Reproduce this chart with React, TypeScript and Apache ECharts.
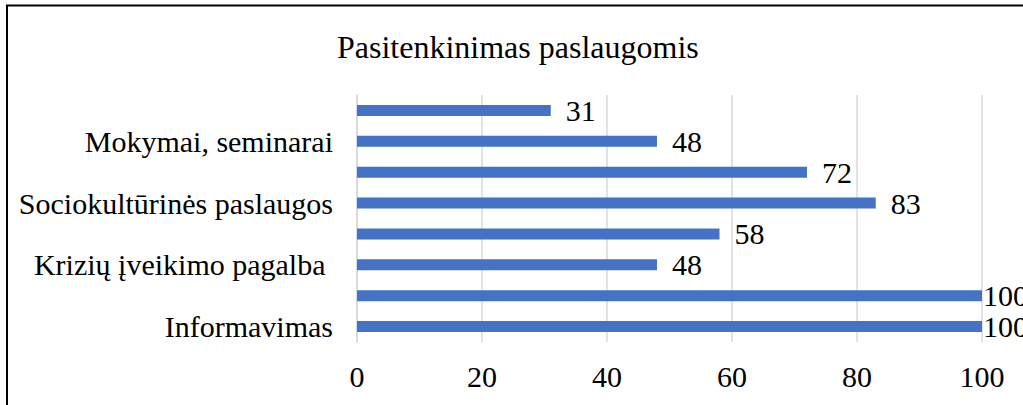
import React, { useEffect, useRef } from "react";
import * as echarts from "echarts";

const title = "Pasitenkinimas paslaugomis";
// bottom-to-top order; unlabeled categories are hidden by the axis label interval
const categories = [
  "Informavimas",
  "",
  "Krizių įveikimo pagalba ",
  "",
  "Sociokultūrinės paslaugos",
  "",
  "Mokymai, seminarai",
  "",
];
const values = [100, 100, 48, 58, 83, 72, 48, 31];
const xMin = 0;
const xMax = 100;
const xInterval = 20;

const FONT = "'Liberation Serif', 'Times New Roman', serif";

export default function App() {
  const ref = useRef<HTMLDivElement>(null);
  useEffect(() => {
    if (!ref.current) return;
    const chart = echarts.init(ref.current, undefined, { renderer: "svg" });
    chart.setOption({
      animation: false,
      backgroundColor: "#ffffff",
      title: {
        text: title,
        left: 332,
        top: 26,
        textStyle: { fontFamily: FONT, fontSize: 32, fontWeight: "normal", color: "#000000" },
      },
      graphic: [
        {
          type: "rect",
          shape: { x: 7, y: 5.5, width: 1100, height: 500 },
          style: { fill: "none", stroke: "#000000", lineWidth: 2 },
          silent: true,
          z: 100,
        },
      ],
      grid: { left: 357, right: 41, top: 95, bottom: 63, containLabel: false },
      xAxis: {
        type: "value",
        min: xMin,
        max: xMax,
        interval: xInterval,
        axisLine: { show: false },
        axisTick: { show: false },
        splitLine: { show: true, lineStyle: { color: "#d9d9d9", width: 1.5 } },
        axisLabel: { fontFamily: FONT, fontSize: 30, color: "#000000", margin: 19 },
      },
      yAxis: {
        type: "category",
        data: categories,
        axisLine: { show: true, lineStyle: { color: "#d9d9d9", width: 1.5 } },
        axisTick: { show: false },
        axisLabel: {
          interval: 1,
          fontFamily: FONT,
          fontSize: 30,
          color: "#000000",
          margin: 24,
        },
      },
      series: [
        {
          type: "bar",
          barWidth: 11,
          itemStyle: { color: "#4472C4" },
          data: values.map((v) => ({
            value: v,
            label: { distance: v >= xMax ? 1 : 15 },
          })),
          label: {
            show: true,
            position: "right",
            fontFamily: FONT,
            fontSize: 30,
            color: "#000000",
          },
        },
      ],
    });
    return () => chart.dispose();
  }, []);
  return (
    <div
      ref={ref}
      style={{ position: "absolute", left: 0, top: 0, width: 1023, height: 405, background: "#fff" }}
    />
  );
}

- **WHAT IS ASKED**: Leave out the pictures and repeat the lines from the start of the material through the line with "import * as", inclusive.

- **OUTPUT**:
Reproduce this chart with React, TypeScript and Apache ECharts.
import React, { useEffect, useRef } from "react";
import * as echarts from "echarts";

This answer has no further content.